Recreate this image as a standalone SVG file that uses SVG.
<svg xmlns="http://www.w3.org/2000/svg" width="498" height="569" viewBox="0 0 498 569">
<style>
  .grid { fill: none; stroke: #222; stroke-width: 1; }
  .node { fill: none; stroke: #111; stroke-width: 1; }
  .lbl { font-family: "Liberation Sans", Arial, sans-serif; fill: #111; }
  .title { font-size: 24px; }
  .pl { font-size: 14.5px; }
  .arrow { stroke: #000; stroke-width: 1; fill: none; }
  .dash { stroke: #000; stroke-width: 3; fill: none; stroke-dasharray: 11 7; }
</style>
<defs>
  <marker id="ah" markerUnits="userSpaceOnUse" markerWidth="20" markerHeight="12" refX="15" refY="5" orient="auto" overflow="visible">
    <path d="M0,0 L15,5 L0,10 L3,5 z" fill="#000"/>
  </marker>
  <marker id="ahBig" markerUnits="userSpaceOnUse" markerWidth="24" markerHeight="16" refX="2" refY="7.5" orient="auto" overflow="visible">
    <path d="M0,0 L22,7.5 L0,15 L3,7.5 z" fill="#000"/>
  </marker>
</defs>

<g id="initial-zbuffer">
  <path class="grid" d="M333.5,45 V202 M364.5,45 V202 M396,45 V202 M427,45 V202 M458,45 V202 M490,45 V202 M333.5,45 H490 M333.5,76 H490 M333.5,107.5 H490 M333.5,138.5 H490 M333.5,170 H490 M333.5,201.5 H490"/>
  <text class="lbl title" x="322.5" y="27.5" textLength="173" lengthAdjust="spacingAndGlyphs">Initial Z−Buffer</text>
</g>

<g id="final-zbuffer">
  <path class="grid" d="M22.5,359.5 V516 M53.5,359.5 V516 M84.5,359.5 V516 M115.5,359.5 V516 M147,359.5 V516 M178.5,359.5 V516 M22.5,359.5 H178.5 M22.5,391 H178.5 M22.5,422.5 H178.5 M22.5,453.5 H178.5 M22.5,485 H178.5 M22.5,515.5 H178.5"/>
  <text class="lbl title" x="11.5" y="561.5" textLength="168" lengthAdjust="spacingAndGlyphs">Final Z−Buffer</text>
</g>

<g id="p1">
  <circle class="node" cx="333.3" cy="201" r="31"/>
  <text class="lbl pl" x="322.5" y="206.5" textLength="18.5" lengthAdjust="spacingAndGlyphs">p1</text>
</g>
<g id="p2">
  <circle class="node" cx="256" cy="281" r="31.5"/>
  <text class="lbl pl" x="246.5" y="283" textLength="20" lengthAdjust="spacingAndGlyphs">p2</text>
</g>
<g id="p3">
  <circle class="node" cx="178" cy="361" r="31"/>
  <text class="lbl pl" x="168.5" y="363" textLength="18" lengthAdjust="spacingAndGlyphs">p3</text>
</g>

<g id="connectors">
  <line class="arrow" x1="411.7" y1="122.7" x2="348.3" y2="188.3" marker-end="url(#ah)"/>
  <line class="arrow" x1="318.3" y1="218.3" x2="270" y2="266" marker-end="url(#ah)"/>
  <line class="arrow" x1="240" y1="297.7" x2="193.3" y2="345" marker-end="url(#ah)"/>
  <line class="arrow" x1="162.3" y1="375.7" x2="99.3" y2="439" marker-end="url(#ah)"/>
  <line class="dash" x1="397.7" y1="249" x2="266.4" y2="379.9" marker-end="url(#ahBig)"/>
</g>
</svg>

════════════════════

**WORK TO BE COMPLETED**
Can you reproduce all the material exactly?

**FULL RESPONSE**
Recreate this image as a standalone SVG file that uses SVG.
<svg xmlns="http://www.w3.org/2000/svg" width="498" height="569" viewBox="0 0 498 569">
<style>
  .grid { fill: none; stroke: #222; stroke-width: 1; }
  .node { fill: none; stroke: #111; stroke-width: 1; }
  .lbl { font-family: "Liberation Sans", Arial, sans-serif; fill: #111; }
  .title { font-size: 24px; }
  .pl { font-size: 14.5px; }
  .arrow { stroke: #000; stroke-width: 1; fill: none; }
  .dash { stroke: #000; stroke-width: 3; fill: none; stroke-dasharray: 11 7; }
</style>
<defs>
  <marker id="ah" markerUnits="userSpaceOnUse" markerWidth="20" markerHeight="12" refX="15" refY="5" orient="auto" overflow="visible">
    <path d="M0,0 L15,5 L0,10 L3,5 z" fill="#000"/>
  </marker>
  <marker id="ahBig" markerUnits="userSpaceOnUse" markerWidth="24" markerHeight="16" refX="2" refY="7.5" orient="auto" overflow="visible">
    <path d="M0,0 L22,7.5 L0,15 L3,7.5 z" fill="#000"/>
  </marker>
</defs>

<g id="initial-zbuffer">
  <path class="grid" d="M333.5,45 V202 M364.5,45 V202 M396,45 V202 M427,45 V202 M458,45 V202 M490,45 V202 M333.5,45 H490 M333.5,76 H490 M333.5,107.5 H490 M333.5,138.5 H490 M333.5,170 H490 M333.5,201.5 H490"/>
  <text class="lbl title" x="322.5" y="27.5" textLength="173" lengthAdjust="spacingAndGlyphs">Initial Z−Buffer</text>
</g>

<g id="final-zbuffer">
  <path class="grid" d="M22.5,359.5 V516 M53.5,359.5 V516 M84.5,359.5 V516 M115.5,359.5 V516 M147,359.5 V516 M178.5,359.5 V516 M22.5,359.5 H178.5 M22.5,391 H178.5 M22.5,422.5 H178.5 M22.5,453.5 H178.5 M22.5,485 H178.5 M22.5,515.5 H178.5"/>
  <text class="lbl title" x="11.5" y="561.5" textLength="168" lengthAdjust="spacingAndGlyphs">Final Z−Buffer</text>
</g>

<g id="p1">
  <circle class="node" cx="333.3" cy="201" r="31"/>
  <text class="lbl pl" x="322.5" y="206.5" textLength="18.5" lengthAdjust="spacingAndGlyphs">p1</text>
</g>
<g id="p2">
  <circle class="node" cx="256" cy="281" r="31.5"/>
  <text class="lbl pl" x="246.5" y="283" textLength="20" lengthAdjust="spacingAndGlyphs">p2</text>
</g>
<g id="p3">
  <circle class="node" cx="178" cy="361" r="31"/>
  <text class="lbl pl" x="168.5" y="363" textLength="18" lengthAdjust="spacingAndGlyphs">p3</text>
</g>

<g id="connectors">
  <line class="arrow" x1="411.7" y1="122.7" x2="348.3" y2="188.3" marker-end="url(#ah)"/>
  <line class="arrow" x1="318.3" y1="218.3" x2="270" y2="266" marker-end="url(#ah)"/>
  <line class="arrow" x1="240" y1="297.7" x2="193.3" y2="345" marker-end="url(#ah)"/>
  <line class="arrow" x1="162.3" y1="375.7" x2="99.3" y2="439" marker-end="url(#ah)"/>
  <line class="dash" x1="397.7" y1="249" x2="266.4" y2="379.9" marker-end="url(#ahBig)"/>
</g>
</svg>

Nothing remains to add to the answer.